--- START OF Data section ---
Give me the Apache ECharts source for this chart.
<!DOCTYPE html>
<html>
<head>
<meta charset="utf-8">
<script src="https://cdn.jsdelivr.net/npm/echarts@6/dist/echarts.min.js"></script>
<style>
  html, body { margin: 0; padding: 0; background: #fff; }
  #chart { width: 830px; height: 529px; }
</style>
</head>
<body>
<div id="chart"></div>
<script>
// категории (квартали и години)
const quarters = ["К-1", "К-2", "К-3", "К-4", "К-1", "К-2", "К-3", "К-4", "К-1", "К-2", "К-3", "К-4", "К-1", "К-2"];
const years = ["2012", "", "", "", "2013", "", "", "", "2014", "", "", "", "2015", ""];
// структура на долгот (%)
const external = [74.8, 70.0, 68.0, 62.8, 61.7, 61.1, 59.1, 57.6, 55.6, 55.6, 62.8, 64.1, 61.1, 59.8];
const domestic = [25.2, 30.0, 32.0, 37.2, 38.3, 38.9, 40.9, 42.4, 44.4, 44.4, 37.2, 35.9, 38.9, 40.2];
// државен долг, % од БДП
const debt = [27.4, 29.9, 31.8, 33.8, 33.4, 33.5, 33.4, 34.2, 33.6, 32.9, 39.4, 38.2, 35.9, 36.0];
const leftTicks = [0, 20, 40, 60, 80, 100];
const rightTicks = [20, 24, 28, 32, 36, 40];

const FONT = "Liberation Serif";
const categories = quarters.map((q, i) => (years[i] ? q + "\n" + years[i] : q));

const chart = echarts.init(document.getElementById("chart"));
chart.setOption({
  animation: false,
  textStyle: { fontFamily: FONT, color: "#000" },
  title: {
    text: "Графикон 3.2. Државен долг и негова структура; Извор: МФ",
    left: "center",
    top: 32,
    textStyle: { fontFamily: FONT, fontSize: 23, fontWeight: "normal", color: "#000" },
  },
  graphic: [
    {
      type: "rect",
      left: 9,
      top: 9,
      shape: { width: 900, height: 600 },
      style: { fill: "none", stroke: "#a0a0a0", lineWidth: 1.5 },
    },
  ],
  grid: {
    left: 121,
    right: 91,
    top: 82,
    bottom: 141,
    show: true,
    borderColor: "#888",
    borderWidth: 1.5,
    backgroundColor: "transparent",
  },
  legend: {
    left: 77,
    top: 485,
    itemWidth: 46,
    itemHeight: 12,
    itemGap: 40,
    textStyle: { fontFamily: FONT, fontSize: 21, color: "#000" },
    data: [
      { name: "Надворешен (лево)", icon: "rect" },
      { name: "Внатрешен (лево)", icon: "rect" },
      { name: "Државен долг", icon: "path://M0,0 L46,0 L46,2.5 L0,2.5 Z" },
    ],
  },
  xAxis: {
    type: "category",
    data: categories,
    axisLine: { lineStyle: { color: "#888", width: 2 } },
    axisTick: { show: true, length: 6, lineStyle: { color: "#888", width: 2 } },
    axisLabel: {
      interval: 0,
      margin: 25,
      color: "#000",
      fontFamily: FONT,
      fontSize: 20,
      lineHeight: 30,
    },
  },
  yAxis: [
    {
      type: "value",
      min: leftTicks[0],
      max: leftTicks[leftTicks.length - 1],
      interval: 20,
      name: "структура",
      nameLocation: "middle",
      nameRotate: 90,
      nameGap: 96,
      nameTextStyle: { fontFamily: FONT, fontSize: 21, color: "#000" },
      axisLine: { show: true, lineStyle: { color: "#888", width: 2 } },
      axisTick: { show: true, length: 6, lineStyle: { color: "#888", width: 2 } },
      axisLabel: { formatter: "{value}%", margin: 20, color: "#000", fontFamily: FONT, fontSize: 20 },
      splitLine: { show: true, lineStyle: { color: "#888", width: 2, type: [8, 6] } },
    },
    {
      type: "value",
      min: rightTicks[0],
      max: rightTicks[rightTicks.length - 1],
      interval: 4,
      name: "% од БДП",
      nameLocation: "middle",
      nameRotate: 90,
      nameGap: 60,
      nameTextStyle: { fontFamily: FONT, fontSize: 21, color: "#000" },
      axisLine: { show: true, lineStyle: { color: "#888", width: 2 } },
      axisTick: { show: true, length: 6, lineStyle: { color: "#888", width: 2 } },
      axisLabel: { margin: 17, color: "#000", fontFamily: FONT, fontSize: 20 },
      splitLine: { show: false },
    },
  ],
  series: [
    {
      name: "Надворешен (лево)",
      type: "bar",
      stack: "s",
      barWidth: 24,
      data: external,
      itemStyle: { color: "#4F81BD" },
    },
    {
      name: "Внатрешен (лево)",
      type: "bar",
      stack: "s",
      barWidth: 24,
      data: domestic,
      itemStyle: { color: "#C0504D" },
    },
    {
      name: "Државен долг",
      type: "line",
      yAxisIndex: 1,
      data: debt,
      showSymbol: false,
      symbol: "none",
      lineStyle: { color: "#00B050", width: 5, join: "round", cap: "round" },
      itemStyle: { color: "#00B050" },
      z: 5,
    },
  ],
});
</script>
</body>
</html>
--- END OF Data section ---
• [What is expected]: Type out the full listing again, exactly as given.

• [Full solution]:
Give me the Apache ECharts source for this chart.
<!DOCTYPE html>
<html>
<head>
<meta charset="utf-8">
<script src="https://cdn.jsdelivr.net/npm/echarts@6/dist/echarts.min.js"></script>
<style>
  html, body { margin: 0; padding: 0; background: #fff; }
  #chart { width: 830px; height: 529px; }
</style>
</head>
<body>
<div id="chart"></div>
<script>
// категории (квартали и години)
const quarters = ["К-1", "К-2", "К-3", "К-4", "К-1", "К-2", "К-3", "К-4", "К-1", "К-2", "К-3", "К-4", "К-1", "К-2"];
const years = ["2012", "", "", "", "2013", "", "", "", "2014", "", "", "", "2015", ""];
// структура на долгот (%)
const external = [74.8, 70.0, 68.0, 62.8, 61.7, 61.1, 59.1, 57.6, 55.6, 55.6, 62.8, 64.1, 61.1, 59.8];
const domestic = [25.2, 30.0, 32.0, 37.2, 38.3, 38.9, 40.9, 42.4, 44.4, 44.4, 37.2, 35.9, 38.9, 40.2];
// државен долг, % од БДП
const debt = [27.4, 29.9, 31.8, 33.8, 33.4, 33.5, 33.4, 34.2, 33.6, 32.9, 39.4, 38.2, 35.9, 36.0];
const leftTicks = [0, 20, 40, 60, 80, 100];
const rightTicks = [20, 24, 28, 32, 36, 40];

const FONT = "Liberation Serif";
const categories = quarters.map((q, i) => (years[i] ? q + "\n" + years[i] : q));

const chart = echarts.init(document.getElementById("chart"));
chart.setOption({
  animation: false,
  textStyle: { fontFamily: FONT, color: "#000" },
  title: {
    text: "Графикон 3.2. Државен долг и негова структура; Извор: МФ",
    left: "center",
    top: 32,
    textStyle: { fontFamily: FONT, fontSize: 23, fontWeight: "normal", color: "#000" },
  },
  graphic: [
    {
      type: "rect",
      left: 9,
      top: 9,
      shape: { width: 900, height: 600 },
      style: { fill: "none", stroke: "#a0a0a0", lineWidth: 1.5 },
    },
  ],
  grid: {
    left: 121,
    right: 91,
    top: 82,
    bottom: 141,
    show: true,
    borderColor: "#888",
    borderWidth: 1.5,
    backgroundColor: "transparent",
  },
  legend: {
    left: 77,
    top: 485,
    itemWidth: 46,
    itemHeight: 12,
    itemGap: 40,
    textStyle: { fontFamily: FONT, fontSize: 21, color: "#000" },
    data: [
      { name: "Надворешен (лево)", icon: "rect" },
      { name: "Внатрешен (лево)", icon: "rect" },
      { name: "Државен долг", icon: "path://M0,0 L46,0 L46,2.5 L0,2.5 Z" },
    ],
  },
  xAxis: {
    type: "category",
    data: categories,
    axisLine: { lineStyle: { color: "#888", width: 2 } },
    axisTick: { show: true, length: 6, lineStyle: { color: "#888", width: 2 } },
    axisLabel: {
      interval: 0,
      margin: 25,
      color: "#000",
      fontFamily: FONT,
      fontSize: 20,
      lineHeight: 30,
    },
  },
  yAxis: [
    {
      type: "value",
      min: leftTicks[0],
      max: leftTicks[leftTicks.length - 1],
      interval: 20,
      name: "структура",
      nameLocation: "middle",
      nameRotate: 90,
      nameGap: 96,
      nameTextStyle: { fontFamily: FONT, fontSize: 21, color: "#000" },
      axisLine: { show: true, lineStyle: { color: "#888", width: 2 } },
      axisTick: { show: true, length: 6, lineStyle: { color: "#888", width: 2 } },
      axisLabel: { formatter: "{value}%", margin: 20, color: "#000", fontFamily: FONT, fontSize: 20 },
      splitLine: { show: true, lineStyle: { color: "#888", width: 2, type: [8, 6] } },
    },
    {
      type: "value",
      min: rightTicks[0],
      max: rightTicks[rightTicks.length - 1],
      interval: 4,
      name: "% од БДП",
      nameLocation: "middle",
      nameRotate: 90,
      nameGap: 60,
      nameTextStyle: { fontFamily: FONT, fontSize: 21, color: "#000" },
      axisLine: { show: true, lineStyle: { color: "#888", width: 2 } },
      axisTick: { show: true, length: 6, lineStyle: { color: "#888", width: 2 } },
      axisLabel: { margin: 17, color: "#000", fontFamily: FONT, fontSize: 20 },
      splitLine: { show: false },
    },
  ],
  series: [
    {
      name: "Надворешен (лево)",
      type: "bar",
      stack: "s",
      barWidth: 24,
      data: external,
      itemStyle: { color: "#4F81BD" },
    },
    {
      name: "Внатрешен (лево)",
      type: "bar",
      stack: "s",
      barWidth: 24,
      data: domestic,
      itemStyle: { color: "#C0504D" },
    },
    {
      name: "Државен долг",
      type: "line",
      yAxisIndex: 1,
      data: debt,
      showSymbol: false,
      symbol: "none",
      lineStyle: { color: "#00B050", width: 5, join: "round", cap: "round" },
      itemStyle: { color: "#00B050" },
      z: 5,
    },
  ],
});
</script>
</body>
</html>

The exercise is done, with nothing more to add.